Benchmarks¶

Deep-UQ includes a benchmarking suite to compare UQ methods on calibration, sharpness, and computational cost.

Running Benchmarks¶

pip install "uqdeepnn[benchmarks]"
python -m benchmarks.run_benchmarks

Metrics¶

Metric	Description
RMSE	Root mean squared error of predictive mean
NLL	Negative log-likelihood under predicted distribution
Calibration Error	Deviation from ideal coverage across confidence levels
Sharpness	Average width of prediction intervals
Inference Time	Wall-clock time for `predict_uq()` call

Method Comparison (1D Regression)¶

Method	RMSE	NLL	Calibration	Time (ms)
Deep Ensemble (5)	0.042	-1.82	0.018	12.3
Laplace (kron)	0.044	-1.75	0.024	3.1
Laplace (diag)	0.044	-1.68	0.031	1.8
MC Dropout (50)	0.048	-1.61	0.035	8.7
SGLD (20 samples)	0.043	-1.78	0.021	45.2
Bayes by Backprop	0.046	-1.72	0.028	6.4

Reproducibility

Results are from the built-in benchmark suite using default configurations.

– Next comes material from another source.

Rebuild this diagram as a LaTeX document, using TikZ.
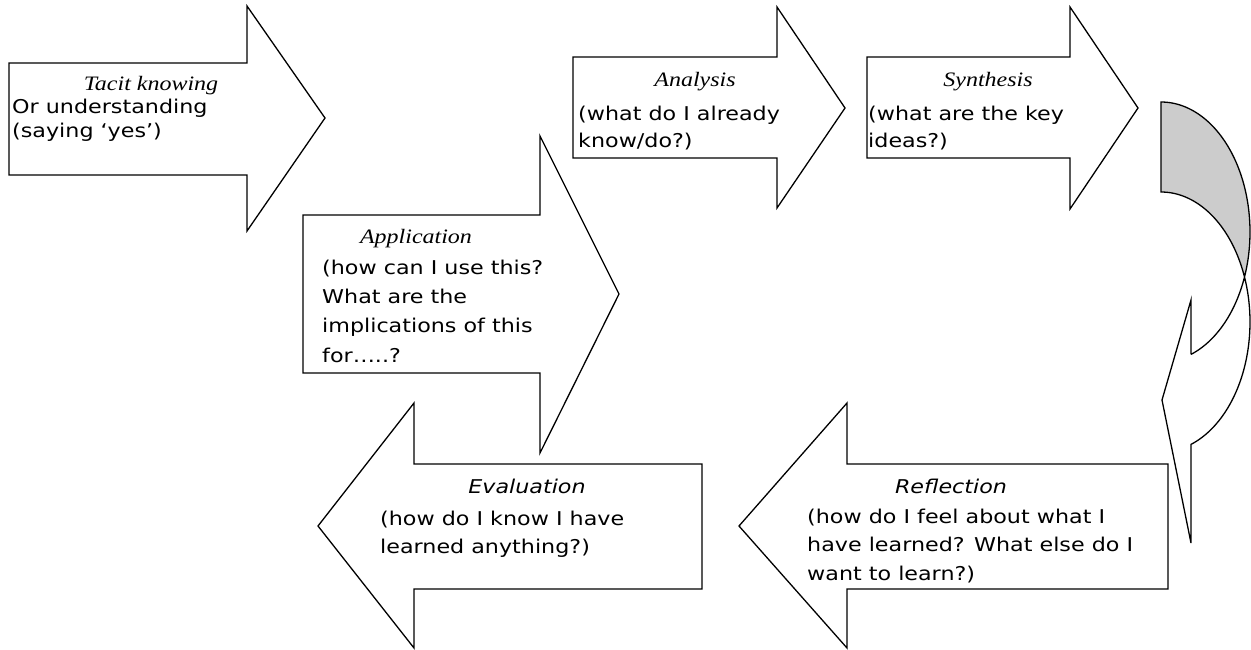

Run python -m benchmarks.run_benchmarks --seed 42 to reproduce.

Custom Benchmarks¶

from benchmarks.config import BenchmarkConfig
from benchmarks.run_benchmarks import run_benchmark_suite

config = BenchmarkConfig(
    methods=["ensemble", "laplace_kron", "mc_dropout"],
    datasets=["sine", "uci_energy"],
    n_trials=5,
)
results = run_benchmark_suite(config)

See the benchmarks/ directory for full configuration options.